Interview: Abena Amoah

How is public policy positioning Ghana’s capital markets as an attractive investment destination?

ABENA AMOAH: Ghana’s stable political environment and continued economic growth over the years have created a favourable environment for investment. Efforts to attract more listings and increase market liquidity provide opportunities for both local and international investors to participate in the country’s capital markets.

Launched in May 2021 the Capital Markets Master Plan 2020-29 seeks to improve the diversity of investment products and the liquidity of the securities market; widen the investor base; strengthen infrastructure; improve market services; and bolster regulation and enforcement. A significant step forward is the introduction of a dedicated market for green and sustainable bonds. This move underscores Ghana’s commitment to sustainable finance and allows issuers to list green and sustainability-themed bonds, which not only contributes to resource mobilisation but also aligns with global sustainability goals.

The Ghana Investment Promotion Centre offers various investment incentives, including tax breaks, exemption from import duties on machinery and equipment, and repatriation of profits. Emphasising the development of roads, ports, energy and telecommunications infrastructure is crucial to fostering a conducive environment for investment. Additionally, Ghana possesses untapped potential in renewable energy, specifically solar and wind power. Encouraging investment in these sectors can be achieved through the implementation of incentives and favourable regulatory frameworks.

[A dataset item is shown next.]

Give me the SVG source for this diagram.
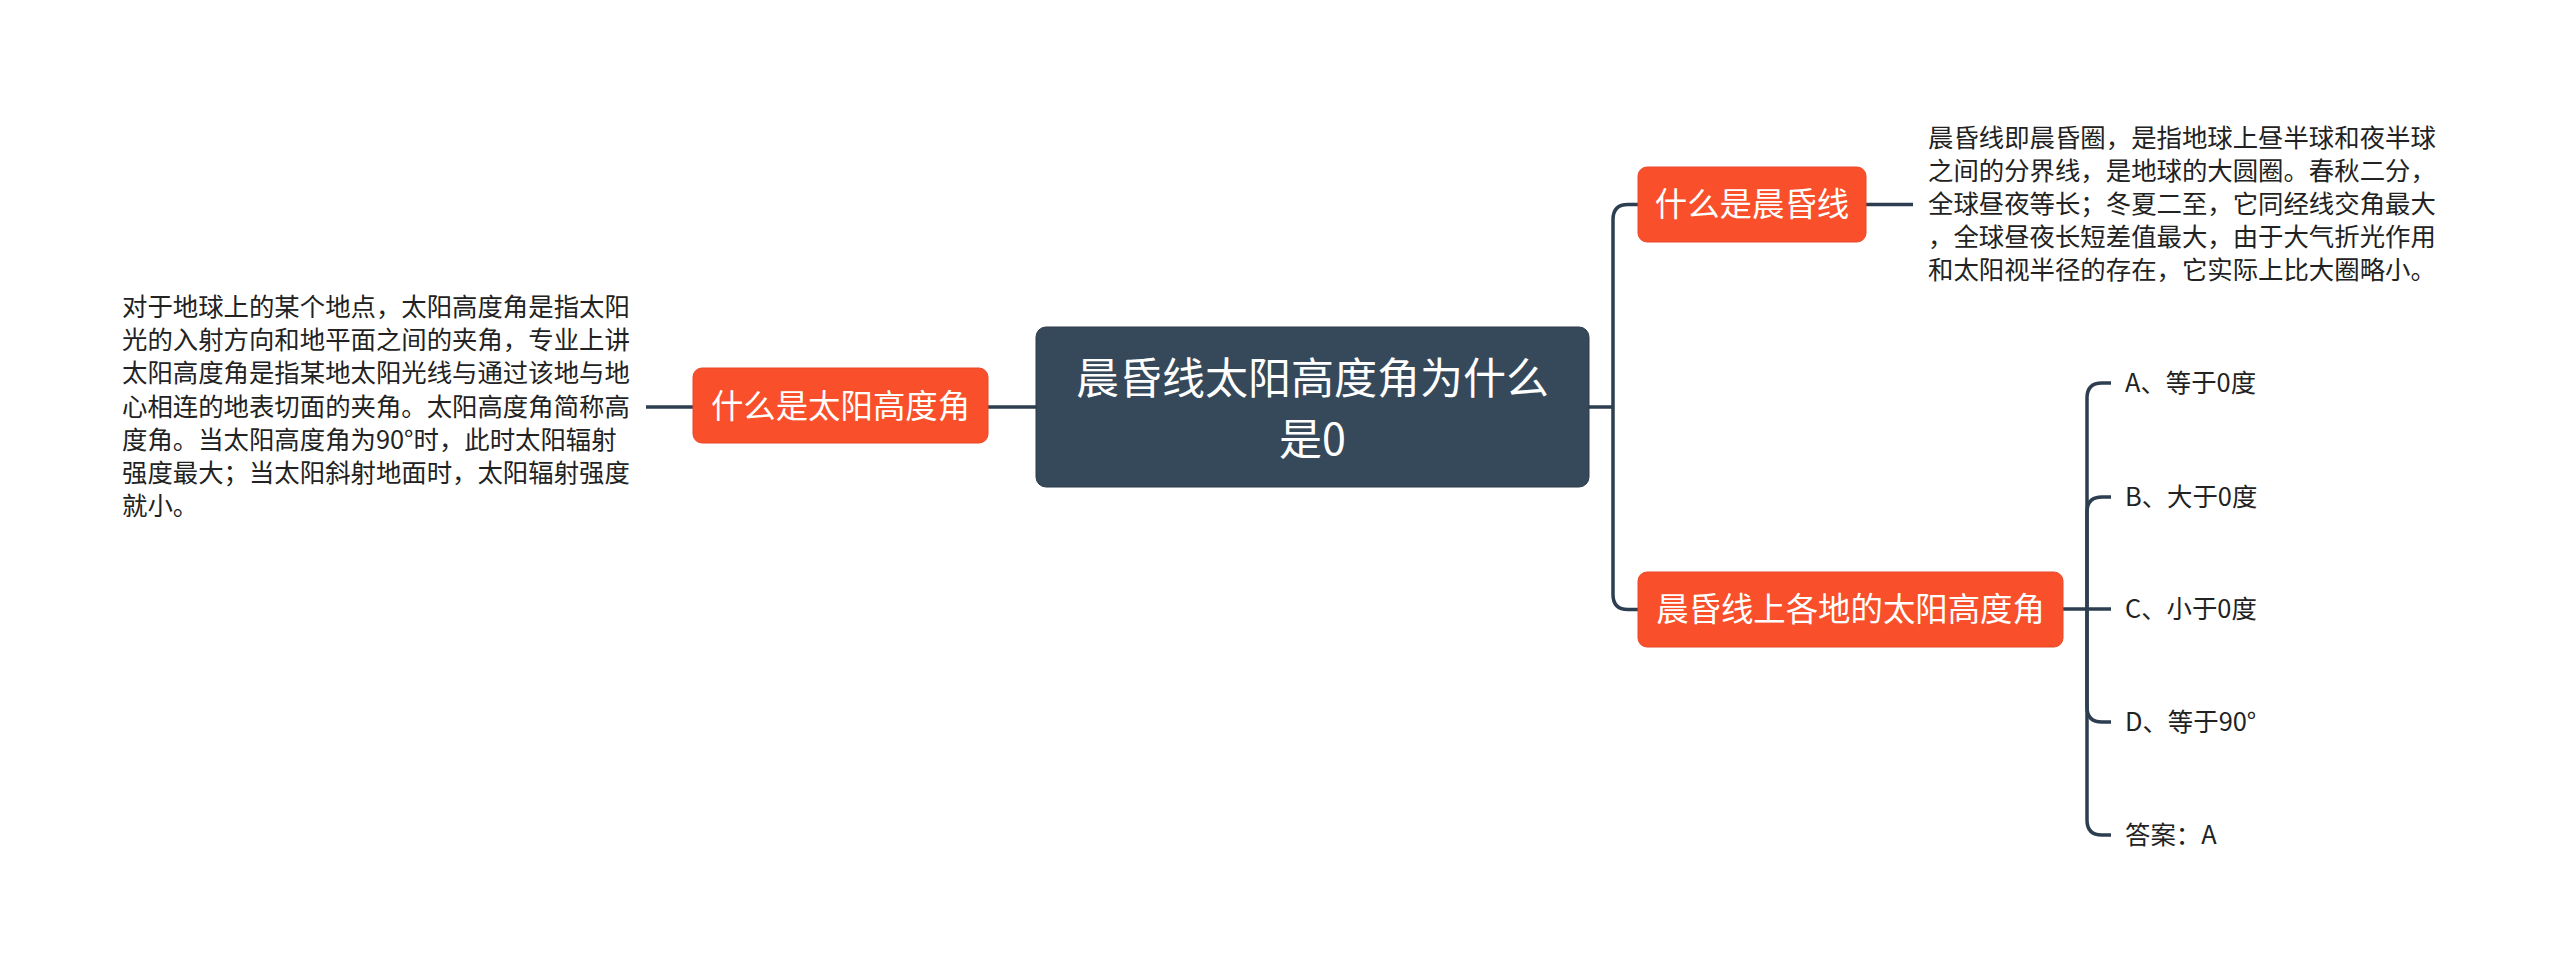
<svg xmlns="http://www.w3.org/2000/svg" width="2560" height="974" viewBox="0 0 2560 974">
<style>
.bg{fill:#ffffff}
.conn{fill:none;stroke:#2c3e50;stroke-width:3.5;stroke-linecap:butt}
.root{fill:#36495a;stroke:#2c3b4a;stroke-width:1}
.main{fill:#f9502b;stroke:#e8482a;stroke-width:1}
.t{font-family:"Noto Sans CJK SC","Liberation Sans",sans-serif}
.rt{font-size:43px;fill:#ffffff}
.mt{font-size:32.4px;fill:#ffffff}
.nt{font-size:25.4px;fill:#222222}
</style>
<rect class="bg" x="0" y="0" width="2560" height="974"/>
<g id="connectors">
<path class="conn" d="M1036 407 H988"/>
<path class="conn" d="M693 407 H646"/>
<path class="conn" d="M1589 407 H1613"/>
<path class="conn" d="M1613 407 V219.5 Q1613 204.5 1628 204.5 H1638"/>
<path class="conn" d="M1613 407 V594.5 Q1613 609.5 1628 609.5 H1638"/>
<path class="conn" d="M1866 204.5 H1913"/>
<path class="conn" d="M2063 609 H2111"/>
<path class="conn" d="M2087 609 V398 Q2087 383 2102 383 H2111"/>
<path class="conn" d="M2087 609 V512 Q2087 497 2102 497 H2111"/>
<path class="conn" d="M2087 609 V707 Q2087 722 2102 722 H2111"/>
<path class="conn" d="M2087 609 V820 Q2087 835 2102 835 H2111"/>
</g>
<g id="root">
<rect class="root" x="1036" y="327" width="553" height="160" rx="10" ry="10"/>
<text class="t rt" x="1312.5" y="394" text-anchor="middle">晨昏线太阳高度角为什么</text>
<text class="t rt" x="1312.5" y="455" text-anchor="middle">是0</text>
</g>
<g id="node-sun-angle">
<rect class="main" x="693" y="368" width="295" height="75" rx="9" ry="9"/>
<text class="t mt" x="840.5" y="418" text-anchor="middle">什么是太阳高度角</text>
</g>
<g id="note-sun-angle">
<text class="t nt" x="122" y="316">对于地球上的某个地点，太阳高度角是指太阳</text>
<text class="t nt" x="122" y="349.2">光的入射方向和地平面之间的夹角，专业上讲</text>
<text class="t nt" x="122" y="382.4">太阳高度角是指某地太阳光线与通过该地与地</text>
<text class="t nt" x="122" y="415.6">心相连的地表切面的夹角。太阳高度角简称高</text>
<text class="t nt" x="122" y="448.8">度角。当太阳高度角为90°时，此时太阳辐射</text>
<text class="t nt" x="122" y="482">强度最大；当太阳斜射地面时，太阳辐射强度</text>
<text class="t nt" x="122" y="515.2">就小。</text>
</g>
<g id="node-terminator">
<rect class="main" x="1638" y="167" width="228" height="75" rx="9" ry="9"/>
<text class="t mt" x="1752" y="216" text-anchor="middle">什么是晨昏线</text>
</g>
<g id="note-terminator">
<text class="t nt" x="1928" y="147">晨昏线即晨昏圈，是指地球上昼半球和夜半球</text>
<text class="t nt" x="1928" y="180">之间的分界线，是地球的大圆圈。春秋二分，</text>
<text class="t nt" x="1928" y="213">全球昼夜等长；冬夏二至，它同经线交角最大</text>
<text class="t nt" x="1928" y="246">，全球昼夜长短差值最大，由于大气折光作用</text>
<text class="t nt" x="1928" y="279">和太阳视半径的存在，它实际上比大圈略小。</text>
</g>
<g id="node-question">
<rect class="main" x="1638" y="572" width="425" height="75" rx="9" ry="9"/>
<text class="t mt" x="1850.5" y="621" text-anchor="middle">晨昏线上各地的太阳高度角</text>
</g>
<g id="option-a">
<text class="t nt" x="2125" y="392">A、等于0度</text>
</g>
<g id="option-b">
<text class="t nt" x="2125" y="506">B、大于0度</text>
</g>
<g id="option-c">
<text class="t nt" x="2125" y="618">C、小于0度</text>
</g>
<g id="option-d">
<text class="t nt" x="2125" y="731">D、等于90°</text>
</g>
<g id="answer">
<text class="t nt" x="2125" y="844">答案：A</text>
</g>
</svg>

To what extent can diversification of investment products improve market confidence?

AMOAH: By diversifying their investment portfolios across various asset classes, investors can reduce their exposure to specific risks associated with individual securities. This risk mitigation strategy attracts more cautious investors who prefer balanced portfolios, thus increasing overall market participation and liquidity. Diversified investment products attract a wider range of market participants, including individuals, institutional investors and traders. A larger pool of buyers and sellers in the market makes it easier to buy or sell securities at desired prices, resulting in improved liquidity.

When the securities market offers a variety of investment products, it becomes more appealing to both domestic and international investors. The inflow of foreign investment enhances liquidity and boosts market confidence. Diversification can help minimise risks associated with concentrated investment and reduce the impact of individual security price fluctuations on the overall market. In turn, this resilience helps to increase market confidence, as investors are assured that volatility in a few securities will not have a significant impact on the market as a whole.

What impact will technology have on the future of securities trading on the local capital markets?

AMOAH: Technology is expected to have a significant impact on the future of securities trading in the local capital markets. It can bring greater efficiency, accessibility, transparency and innovation to the trading process. Electronic platforms, such as online brokerage systems and trading portals, allow investors to buy and sell securities electronically, reducing the need for manual trading methods. These platforms provide real-time market data, order execution and trade settlement, making trading more efficient and accessible. Furthermore, automated systems make trading more convenient for stockbrokers.

Mobile trading applications promote convenience, ease of use, and increased participation in the capital markets. Ultimately, technology can enable access to educational resources, research tools and analysis platforms, as well as company information and financial and research reports, which empower investors to make informed decisions and increase market transparency.